One of the books I read on my sabbatical was Jesus Among Other gods by Ravi Zacharias. The part of the book which I found most engaging was the chapter in which he addresses the problem of evil and suffering. Over the next week or so, I’ll be posting a few short extracts from the book from this section, together with a comment or two.

The “Problem of pain” is an understandably common reason given by Agnostics and Atheists for doubting or even denying the existence of God. However, as Zacharias points out, one can only really talk about the problem of pain if there is a moral law:

…[some] protest that God cannot exist because there is too much evil evident in life… [The Atheist says that] evil exists; therefore the Creator does not…

But here, Christianity provides a counterchallenge… If evil exists, then one must assume that good exists in order to know the difference. If good exists, one must assume that a moral law exists by which to measure good and evil.

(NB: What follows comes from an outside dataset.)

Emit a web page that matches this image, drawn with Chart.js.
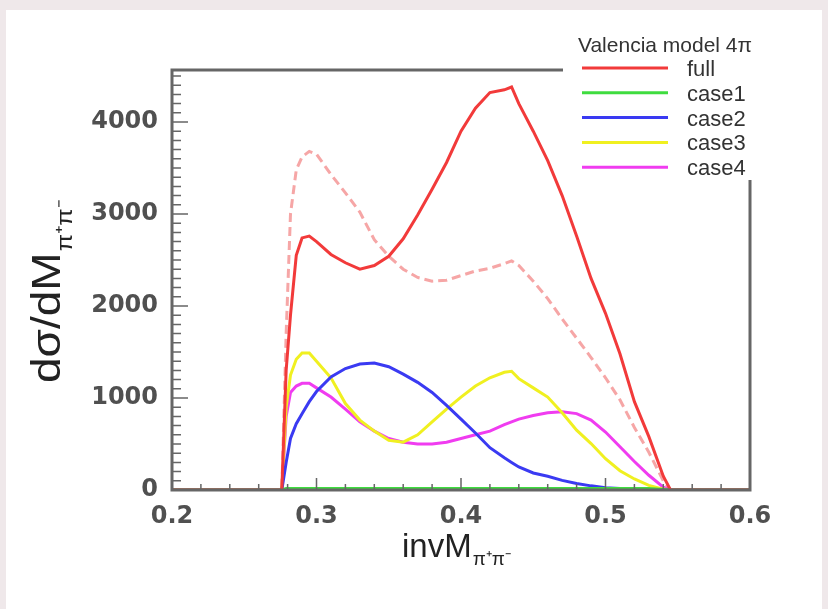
<!DOCTYPE html>
<html>
<head>
<meta charset="utf-8">
<script src="https://cdn.jsdelivr.net/npm/chart.js@4.4.1/dist/chart.umd.min.js"></script>
<style>
  html, body { margin: 0; padding: 0; background: #efe8ea; }
  canvas { display: block; }
</style>
</head>
<body>
<canvas id="c" width="828" height="609"></canvas>
<script>
// invM(pi+pi-) bins
const xs = [0.2, 0.276, 0.279, 0.282, 0.286, 0.29, 0.295, 0.30, 0.31, 0.32, 0.33, 0.34, 0.35, 0.36, 0.37, 0.38, 0.39, 0.40,
  0.41, 0.42, 0.43, 0.435, 0.44, 0.45, 0.46, 0.47, 0.48, 0.49, 0.50, 0.51, 0.52, 0.53, 0.54, 0.545, 0.6];

const full = [0, 0, 1300, 1900, 2550, 2740, 2760, 2700, 2560, 2470, 2400, 2440, 2540, 2730, 2990, 3270, 3560, 3900,
  4150, 4320, 4350, 4380, 4200, 3900, 3580, 3200, 2760, 2300, 1920, 1480, 960, 580, 150, 0, 0];
const fullDashed = [0, 0, 1700, 3000, 3480, 3620, 3680, 3650, 3430, 3230, 3020, 2720, 2540, 2400, 2310, 2270, 2280, 2330,
  2380, 2410, 2460, 2490, 2440, 2270, 2080, 1860, 1650, 1440, 1220, 980, 680, 410, 100, 0, 0];
const case1 = [0, 0, 15, 15, 15, 15, 15, 15, 15, 15, 15, 15, 15, 15, 15, 15, 15, 15,
  15, 15, 15, 15, 15, 15, 15, 15, 15, 15, 15, 15, 15, 15, 5, 0, 0];
const case2 = [0, 0, 300, 560, 720, 830, 960, 1070, 1230, 1320, 1370, 1380, 1340, 1260, 1170, 1060, 920, 770,
  620, 460, 350, 300, 250, 185, 150, 105, 70, 45, 25, 15, 5, 0, 0, 0, 0];
const case3 = [0, 0, 900, 1250, 1420, 1490, 1490, 1400, 1220, 940, 760, 640, 540, 520, 600, 740, 880, 1010,
  1130, 1220, 1280, 1290, 1210, 1110, 1010, 840, 650, 505, 340, 210, 120, 50, 10, 0, 0];
const case4 = [0, 0, 800, 1060, 1130, 1160, 1160, 1110, 1010, 880, 740, 640, 560, 520, 500, 500, 520, 560,
  600, 640, 710, 740, 770, 810, 840, 850, 830, 760, 630, 470, 310, 160, 30, 0, 0];

const xTicks = [0.2, 0.3, 0.4, 0.5, 0.6];
const yTicks = [0, 1000, 2000, 3000, 4000];
const legendTitle = 'Valencia model 4π';

const pts = arr => arr.map((v, i) => ({ x: xs[i], y: v }));

function line(label, arr, color, extra) {
  return Object.assign({
    label: label,
    data: pts(arr),
    borderColor: color,
    borderWidth: 3,
    pointRadius: 0,
    tension: 0,
    fill: false
  }, extra || {});
}

// background panel + frame + inward ticks (ROOT style)
const frame = {
  id: 'frame',
  beforeDraw(chart) {
    const ctx = chart.ctx;
    ctx.save();
    ctx.fillStyle = '#efe8ea';
    ctx.fillRect(0, 0, chart.width, chart.height);
    ctx.fillStyle = '#ffffff';
    ctx.fillRect(6, 10, 816, chart.height - 10);
    ctx.restore();
  },
  afterDatasetsDraw(chart) {
    const ctx = chart.ctx;
    const a = chart.chartArea;
    const xs_ = chart.scales.x, ys_ = chart.scales.y;
    ctx.save();
    ctx.strokeStyle = '#666';
    ctx.lineWidth = 1.5;
    ctx.beginPath();
    for (let v = 0.2; v <= 0.6001; v += 0.02) {
      const px = xs_.getPixelForValue(v);
      const major = Math.abs(v * 10 - Math.round(v * 10)) < 1e-6;
      ctx.moveTo(px, a.bottom);
      ctx.lineTo(px, a.bottom - (major ? 12 : 6));
    }
    for (let v = 0; v <= ys_.max; v += 100) {
      const py = ys_.getPixelForValue(v);
      const major = v % 1000 === 0;
      ctx.moveTo(a.left, py);
      ctx.lineTo(a.left + (major ? 16 : 9), py);
    }
    ctx.stroke();
    ctx.lineWidth = 3;
    ctx.strokeRect(a.left, a.top, a.right - a.left, a.bottom - a.top);
    ctx.restore();
  },
  afterDraw(chart) {
    const ctx = chart.ctx;
    ctx.save();
    // legend box
    ctx.fillStyle = '#ffffff';
    ctx.fillRect(563, 12, 259, 168);
    ctx.fillStyle = '#333';
    ctx.font = '21px "Liberation Sans", Arial, sans-serif';
    ctx.textAlign = 'center';
    ctx.textBaseline = 'alphabetic';
    ctx.fillText(legendTitle, 665, 52);
    ctx.textAlign = 'left';
    ctx.textBaseline = 'middle';
    ctx.font = '22px "Liberation Sans", Arial, sans-serif';
    let y = 68;
    chart.data.datasets.forEach(ds => {
      if (ds.noLegend) return;
      ctx.strokeStyle = ds.borderColor;
      ctx.lineWidth = 3;
      ctx.beginPath();
      ctx.moveTo(582, y);
      ctx.lineTo(668, y);
      ctx.stroke();
      ctx.fillStyle = '#333';
      ctx.fillText(ds.label, 687, y + 2);
      y += 24.8;
    });
    // axis titles
    ctx.fillStyle = '#222';
    ctx.textAlign = 'left';
    ctx.textBaseline = 'alphabetic';
    ctx.save();
    ctx.translate(60, 383);
    ctx.rotate(-Math.PI / 2);
    ctx.scale(1.15, 1);
    ctx.font = '40px "Liberation Sans", Arial, sans-serif';
    ctx.fillText('dσ/dM', 0, 0);
    const w = ctx.measureText('dσ/dM').width;
    ctx.font = '22px "Liberation Sans", Arial, sans-serif';
    ctx.fillText('π⁺π⁻', w + 1, 12);
    ctx.restore();
    ctx.font = '33px "Liberation Sans", Arial, sans-serif';
    ctx.fillText('invM', 402, 557);
    const w2 = ctx.measureText('invM').width;
    ctx.font = '19px "Liberation Sans", Arial, sans-serif';
    ctx.fillText('π⁺π⁻', 402 + w2 + 1, 565);
    ctx.restore();
  }
};

new Chart(document.getElementById('c'), {
  type: 'line',
  data: {
    datasets: [
      line('full', full, '#f23a3a'),
      line('case1', case1, '#3fdc3f'),
      line('case2', case2, '#3a3af2'),
      line('case3', case3, '#f0f020'),
      line('case4', case4, '#f03cf0'),
      line('', fullDashed, '#f6a6a6', { borderDash: [9, 5], noLegend: true })
    ]
  },
  options: {
    responsive: false,
    animation: false,
    devicePixelRatio: 1,
    layout: { padding: { left: 0, right: 78, top: 70, bottom: 0 } },
    plugins: { legend: { display: false }, tooltip: { enabled: false } },
    scales: {
      x: {
        type: 'linear',
        min: 0.2,
        max: 0.6,
        grid: { display: false },
        border: { display: false },
        afterBuildTicks: s => { s.ticks = xTicks.map(v => ({ value: v })); },
        afterFit: s => { s.height = 119; },
        ticks: {
          padding: 4,
          autoSkip: false,
          maxRotation: 0,
          color: '#505050',
          font: { family: 'DejaVu Sans', size: 24, weight: 'bold' },
          callback: v => v.toFixed(1)
        }
      },
      y: {
        min: 0,
        max: 4565,
        grid: { display: false },
        border: { display: false },
        afterBuildTicks: s => { s.ticks = yTicks.map(v => ({ value: v })); },
        afterFit: s => { s.width = 172; },
        ticks: {
          padding: 6,
          color: '#505050',
          font: { family: 'DejaVu Sans', size: 24, weight: 'bold' },
          callback: v => String(v)
        }
      }
    }
  },
  plugins: [frame]
});
</script>
</body>
</html>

– Ravi Zacharias, Jesus Among Other gods

Okay, so to talk about “good” and “evil”, a moral law must exist. So what? How does that point to theism?

But if a moral law exists, must not one posit an ultimate source of moral law, or at least an objective basis for a moral law? By an objective basis, I mean something that is transcendently true at all times, regardless of whether I believe it or not. 

– Ravi Zacharias, Jesus Among Other gods

What could possibly be the objective basis of this law? The Theist answers “God”.